··· Supplied records

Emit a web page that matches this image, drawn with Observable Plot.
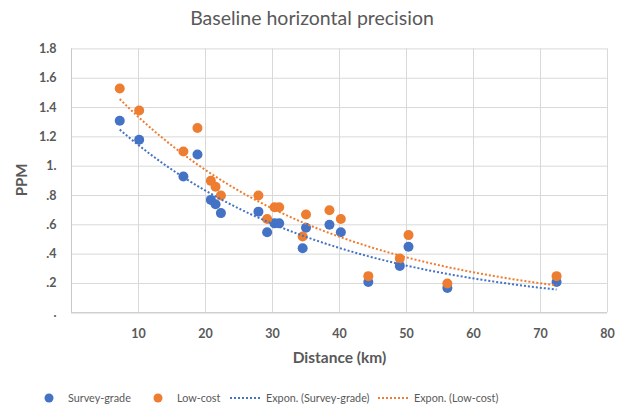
<!DOCTYPE html>
<html>
<head>
<meta charset="utf-8">
<script src="https://cdn.jsdelivr.net/npm/d3@7"></script>
<script src="https://cdn.jsdelivr.net/npm/@observablehq/plot@0.6"></script>
<style>
  html, body { margin: 0; padding: 0; background: #fff; }
  body { width: 624px; height: 408px; position: relative; overflow: hidden; font-family: Lato, "Open Sans", sans-serif; }
  #title { position: absolute; left: 0; top: 0; width: 624px; height: 36px; line-height: 36px; text-align: center; font-size: 19.5px; color: #595959; z-index: 2; }
  #chart { position: absolute; left: 0; top: 0; }
  #legend { position: absolute; left: 0; top: 384px; width: 624px; height: 24px; font-size: 10.8px; color: #595959; }
  #legend .el { position: absolute; top: 7px; white-space: nowrap; line-height: 14px; height: 14px; }
</style>
</head>
<body>
<div id="chart"></div>
<div id="title">Baseline horizontal precision</div>
<div id="legend"></div>
<script>
// ---- data ----
const distance    = [7.2, 10.1, 16.7, 18.8, 20.8, 21.5, 22.3, 27.9, 29.2, 30.3, 31.0, 34.5, 35.0, 38.5, 40.2, 44.3, 49.0, 50.3, 56.1, 72.4];
const surveyGrade = [1.31, 1.18, 0.93, 1.08, 0.77, 0.74, 0.68, 0.69, 0.55, 0.61, 0.61, 0.44, 0.58, 0.60, 0.55, 0.21, 0.32, 0.45, 0.17, 0.21];
const lowCost     = [1.53, 1.38, 1.10, 1.26, 0.90, 0.86, 0.80, 0.80, 0.64, 0.72, 0.72, 0.52, 0.67, 0.70, 0.64, 0.25, 0.37, 0.53, 0.20, 0.25];
const seriesNames = ["Survey-grade", "Low-cost"];
const trendNames  = ["Expon. (Survey-grade)", "Expon. (Low-cost)"];
const xTicks      = [10, 20, 30, 40, 50, 60, 70, 80];
const yTicks      = [0, 0.2, 0.4, 0.6, 0.8, 1.0, 1.2, 1.4, 1.6, 1.8];
const yTickLabels = [".", ".2", ".4", ".6", ".8", "1.", "1.2", "1.4", "1.6", "1.8"];
const colors      = ["#4472C4", "#ED7D31"];

// ---- build tables ----
const points = [];
[surveyGrade, lowCost].forEach((vals, s) => {
  vals.forEach((v, i) => points.push({series: seriesNames[s], x: distance[i], y: v}));
});

// exponential least-squares fit (as Excel's "Expon." trendline), y = a*exp(b*x)
function expFit(xs, ys) {
  const ly = ys.map(Math.log);
  const mx = d3.mean(xs), my = d3.mean(ly);
  let sxy = 0, sxx = 0;
  for (let i = 0; i < xs.length; i++) { sxy += (xs[i]-mx)*(ly[i]-my); sxx += (xs[i]-mx)**2; }
  const b = sxy / sxx, a = Math.exp(my - b*mx);
  return x => a * Math.exp(b * x);
}
const trend = [];
[surveyGrade, lowCost].forEach((vals, s) => {
  const f = expFit(distance, vals);
  const [x0, x1] = d3.extent(distance);
  const n = 80;
  for (let k = 0; k <= n; k++) {
    const x = x0 + (x1 - x0) * k / n;
    trend.push({series: trendNames[s], x, y: f(x)});
  }
});

const textColor = "#595959";
const font = "Lato, 'Open Sans', sans-serif";
const chart = Plot.plot({
  width: 624,
  height: 380,
  marginLeft: 71,
  marginRight: 17,
  marginTop: 48.4,
  marginBottom: 67.7,
  style: {fontFamily: font, color: textColor, background: "white"},
  x: {domain: [0, 80]},
  y: {domain: [0, 1.8]},
  marks: [
    Plot.gridX(xTicks, {stroke: "#d9d9d9", strokeOpacity: 1, strokeWidth: 1}),
    Plot.gridY(yTicks, {stroke: "#d9d9d9", strokeOpacity: 1, strokeWidth: 1}),
    Plot.ruleX([0], {stroke: "#c8c8c8", strokeWidth: 1}),
    Plot.ruleY([0], {stroke: "#c8c8c8", strokeWidth: 1}),
    Plot.axisX({ticks: xTicks, tickSize: 0, tickPadding: 16, label: null, fontSize: 12.5, fontWeight: "bold", fill: textColor}),
    Plot.axisY({ticks: yTicks, tickSize: 0, tickPadding: 15, label: null, fontSize: 12.5, fontWeight: "bold", fill: textColor,
      tickFormat: d => yTickLabels[yTicks.findIndex(t => Math.abs(t - d) < 1e-9)]}),
    Plot.text(["Distance (km)"], {frameAnchor: "bottom", lineAnchor: "middle", textAnchor: "middle", dy: 45, fontSize: 15.5, fontWeight: "bold", fill: textColor}),
    Plot.text(["PPM"], {frameAnchor: "left", lineAnchor: "middle", textAnchor: "middle", dx: -49.5, dy: -1, rotate: -90, fontSize: 15, fontWeight: "bold", fill: textColor}),
    Plot.dot(points, {x: "x", y: "y", fill: d => colors[seriesNames.indexOf(d.series)], r: 5, stroke: "none"}),
    Plot.line(trend, {x: "x", y: "y", z: "series", stroke: d => colors[trendNames.indexOf(d.series)],
      strokeWidth: 2, strokeDasharray: "2,2", strokeLinecap: "butt"})
  ]
});
document.getElementById("chart").appendChild(chart);

// legend
const legend = document.getElementById("legend");
const legendItems = [
  {label: seriesNames[0], color: colors[0], type: "dot",  sx: 44,  tx: 68},
  {label: seriesNames[1], color: colors[1], type: "dot",  sx: 153, tx: 177},
  {label: trendNames[0],  color: colors[0], type: "line", sx: 230, tx: 266},
  {label: trendNames[1],  color: colors[1], type: "line", sx: 378, tx: 414}
];
legendItems.forEach(it => {
  const sym = document.createElement("div");
  sym.className = "el";
  sym.style.left = it.sx + "px";
  sym.innerHTML = it.type === "dot"
    ? `<svg width="12" height="14" style="display:block"><circle cx="5" cy="7" r="4.5" fill="${it.color}"/></svg>`
    : `<svg width="33" height="14" style="display:block"><line x1="0" x2="32" y1="7" y2="7" stroke="${it.color}" stroke-width="2" stroke-dasharray="2,2"/></svg>`;
  legend.appendChild(sym);
  const txt = document.createElement("div");
  txt.className = "el";
  txt.style.left = it.tx + "px";
  txt.textContent = it.label;
  legend.appendChild(txt);
});
</script>
</body>
</html>
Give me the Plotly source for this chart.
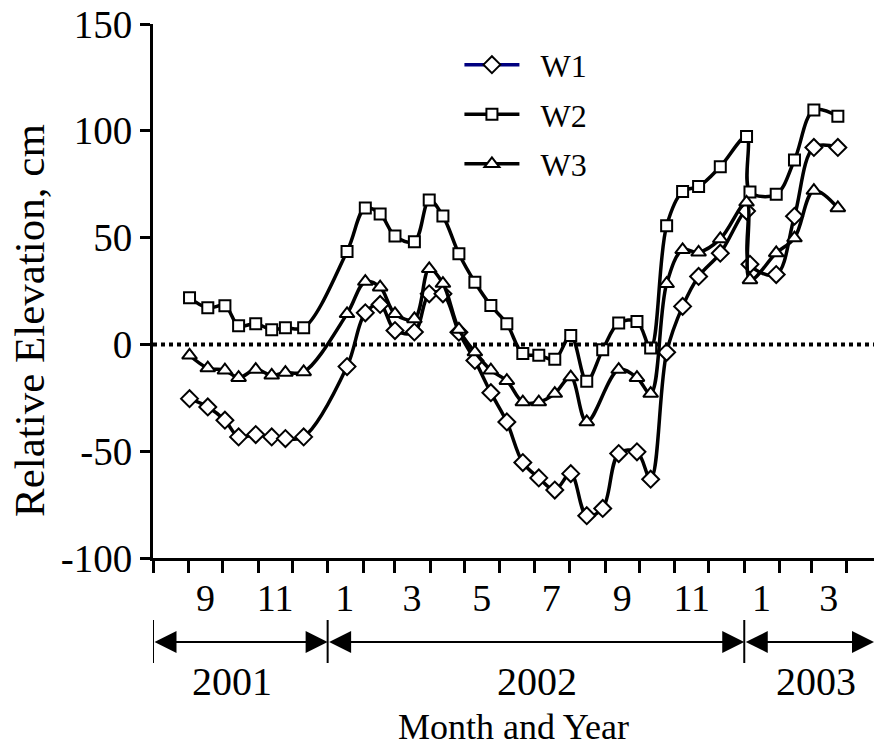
import plotly.graph_objects as go

dates = ["2001-09-02", "2001-09-18", "2001-10-03", "2001-10-15", "2001-10-30", "2001-11-13",
         "2001-11-25", "2001-12-11", "2002-01-18", "2002-02-03", "2002-02-16", "2002-03-01",
         "2002-03-18", "2002-03-31", "2002-04-12", "2002-04-26", "2002-05-10", "2002-05-24",
         "2002-06-07", "2002-06-21", "2002-07-05", "2002-07-19", "2002-08-02", "2002-08-16",
         "2002-08-30", "2002-09-13", "2002-09-29", "2002-10-11", "2002-10-25", "2002-11-08",
         "2002-11-22", "2002-12-11", "2003-01-03", "2003-01-06", "2003-01-29", "2003-02-14",
         "2003-03-03", "2003-03-24"]

w1 = [-25.4, -29.3, -35.5, -43.3, -42.2, -43.3, -44.1, -43.3, -10.4, 14.8, 18.7, 6.5,
      5.8, 23.7, 23.7, 5.7, -7.5, -22.6, -36.3, -55.3, -62.5, -68.2, -60.5, -80.2,
      -76.8, -51.1, -50.3, -63.1, -3.7, 17.8, 31.8, 42.7, 62.4, 37.5, 32.7, 60.0,
      92.2, 92.2]

w2 = [21.8, 17.1, 18.1, 8.7, 9.7, 6.9, 7.8, 7.8, 43.5, 63.9, 61.1, 50.8,
      48.1, 67.6, 60.1, 42.4, 29.1, 18.2, 9.7, -4.3, -5.1, -7.0, 4.2, -17.2,
      -2.5, 10.0, 10.7, -1.7, 55.6, 71.6, 73.9, 83.2, 97.3, 71.4, 70.3, 86.3,
      109.7, 106.8]

w3 = [-5.1, -11.1, -12.1, -15.6, -11.8, -14.5, -13.2, -12.9, 14.3, 29.4, 26.8, 14.3,
      11.9, 35.4, 28.5, 7.0, -3.6, -12.1, -17.0, -27.0, -27.0, -23.0, -15.3, -36.3,
      None, -11.8, -15.6, -23.0, 28.4, 44.3, 43.1, 49.4, 66.5, 30.2, 42.8, 49.8,
      72.0, 63.9]

y_tick_vals = [-100, -50, 0, 50, 100, 150]
y_tick_labels = ["-100", "-50", "0", "50", "100", "150"]

month_tick_dates = ["2001-09-16", "2001-11-16", "2002-01-16", "2002-03-16", "2002-05-16",
                    "2002-07-16", "2002-09-16", "2002-11-16", "2003-01-16", "2003-03-16"]
month_tick_labels = ["9", "11", "1", "3", "5", "7", "9", "11", "1", "3"]

years = ["2001", "2002", "2003"]
year_bounds = ["2001-08-01", "2002-01-01", "2003-01-01", "2003-04-24 16:00"]
year_label_dates = ["2001-10-09", "2002-07-03", "2003-03-05"]

FONT = "Liberation Serif, Times New Roman, serif"
NB = "\u00a0\u00a0"

fig = go.Figure()

series = [("W1", w1, "diamond", 13, "#000080"),
          ("W2", w2, "square", 11, "black"),
          ("W3", w3, "triangle-up", 13, "black")]

for name, vals, sym, size, legcol in series:
    fig.add_trace(go.Scatter(
        x=dates, y=vals, mode="lines+markers", name=name, showlegend=False,
        connectgaps=True,
        line=dict(color="black", width=3.5, shape="spline", smoothing=1.0),
        marker=dict(symbol=sym, size=size, color="white", line=dict(color="black", width=2)),
    ))

for name, vals, sym, size, legcol in series:
    fig.add_trace(go.Scatter(
        x=[None], y=[None], mode="lines+markers", name=NB + name, legendgroup=name,
        line=dict(color=legcol, width=3.5),
        marker=dict(symbol=sym, size=size, color="white", line=dict(color="black", width=2)),
    ))

# zero reference line
fig.add_shape(type="line", xref="paper", yref="y", x0=0, x1=1, y0=0, y1=0,
              line=dict(color="black", width=4, dash="4px,4px"))

# year band
ARROW_Y = -0.1573
for i in range(3):
    fig.add_annotation(x=year_bounds[i + 1], y=ARROW_Y, xref="x", yref="paper",
                       ax=year_bounds[i], ay=0, axref="x", ayref="pixel",
                       text="", showarrow=True, arrowhead=2, arrowside="end+start",
                       arrowsize=2.2, arrowwidth=2, arrowcolor="black",
                       standoff=0, startstandoff=0)
    fig.add_annotation(x=year_label_dates[i], y=-0.232, xref="x", yref="paper",
                       xanchor="center", yanchor="middle",
                       text=years[i], showarrow=False,
                       font=dict(family=FONT, size=40, color="black"))
for b in year_bounds[:3]:
    fig.add_shape(type="line", xref="x", yref="paper", x0=b, x1=b, y0=-0.1161, y1=-0.1966,
                  line=dict(color="black", width=2))

fig.add_annotation(x=0.5, y=-0.316, xref="paper", yref="paper", text="Month and Year",
                   xanchor="center", yanchor="middle",
                   showarrow=False, font=dict(family=FONT, size=36, color="black"))
fig.add_annotation(x=-0.1706, y=0.4457, xref="paper", yref="paper", text="Relative Elevation, cm",
                   xanchor="center", yanchor="middle",
                   textangle=-90, showarrow=False, font=dict(family=FONT, size=43, color="black"))

fig.update_xaxes(
    type="date", range=["2001-08-01", "2003-04-24 16:00"],
    showline=True, linecolor="black", linewidth=3, showgrid=False, zeroline=False,
    tickmode="array", tickvals=month_tick_dates, ticktext=month_tick_labels,
    ticks="", ticklen=0, ticklabelstandoff=4,
    tickfont=dict(family=FONT, size=38, color="black"),
    minor=dict(ticks="outside", dtick="M1", tick0="2001-08-01", ticklen=12, tickwidth=3,
               tickcolor="black", showgrid=False),
)
fig.update_yaxes(
    range=[-100, 150], tickmode="array", tickvals=y_tick_vals, ticktext=y_tick_labels,
    showline=True, linecolor="black", linewidth=3, showgrid=False, zeroline=False,
    ticks="outside", ticklen=10, tickwidth=3, tickcolor="black",
    tickfont=dict(family=FONT, size=39, color="black"),
)

fig.update_layout(
    width=874, height=748,
    margin=dict(l=153, r=0, t=24, b=190),
    plot_bgcolor="white", paper_bgcolor="white",
    font=dict(family=FONT, color="black"),
    legend=dict(x=0.425, y=0.975, xanchor="left", yanchor="top", bgcolor="rgba(0,0,0,0)",
                font=dict(family=FONT, size=32, color="black"), tracegroupgap=5,
                itemwidth=55),
)

fig.write_html("out.html")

······

*Instruction*. Reproduce the entries exactly, from the line with "Give me the Plotly source for this chart." to the line with "109.7, 106.8]", both lines included, keeping no pictures.

*Response for this exercise*.
Give me the Plotly source for this chart.
import plotly.graph_objects as go

dates = ["2001-09-02", "2001-09-18", "2001-10-03", "2001-10-15", "2001-10-30", "2001-11-13",
         "2001-11-25", "2001-12-11", "2002-01-18", "2002-02-03", "2002-02-16", "2002-03-01",
         "2002-03-18", "2002-03-31", "2002-04-12", "2002-04-26", "2002-05-10", "2002-05-24",
         "2002-06-07", "2002-06-21", "2002-07-05", "2002-07-19", "2002-08-02", "2002-08-16",
         "2002-08-30", "2002-09-13", "2002-09-29", "2002-10-11", "2002-10-25", "2002-11-08",
         "2002-11-22", "2002-12-11", "2003-01-03", "2003-01-06", "2003-01-29", "2003-02-14",
         "2003-03-03", "2003-03-24"]

w1 = [-25.4, -29.3, -35.5, -43.3, -42.2, -43.3, -44.1, -43.3, -10.4, 14.8, 18.7, 6.5,
      5.8, 23.7, 23.7, 5.7, -7.5, -22.6, -36.3, -55.3, -62.5, -68.2, -60.5, -80.2,
      -76.8, -51.1, -50.3, -63.1, -3.7, 17.8, 31.8, 42.7, 62.4, 37.5, 32.7, 60.0,
      92.2, 92.2]

w2 = [21.8, 17.1, 18.1, 8.7, 9.7, 6.9, 7.8, 7.8, 43.5, 63.9, 61.1, 50.8,
      48.1, 67.6, 60.1, 42.4, 29.1, 18.2, 9.7, -4.3, -5.1, -7.0, 4.2, -17.2,
      -2.5, 10.0, 10.7, -1.7, 55.6, 71.6, 73.9, 83.2, 97.3, 71.4, 70.3, 86.3,
      109.7, 106.8]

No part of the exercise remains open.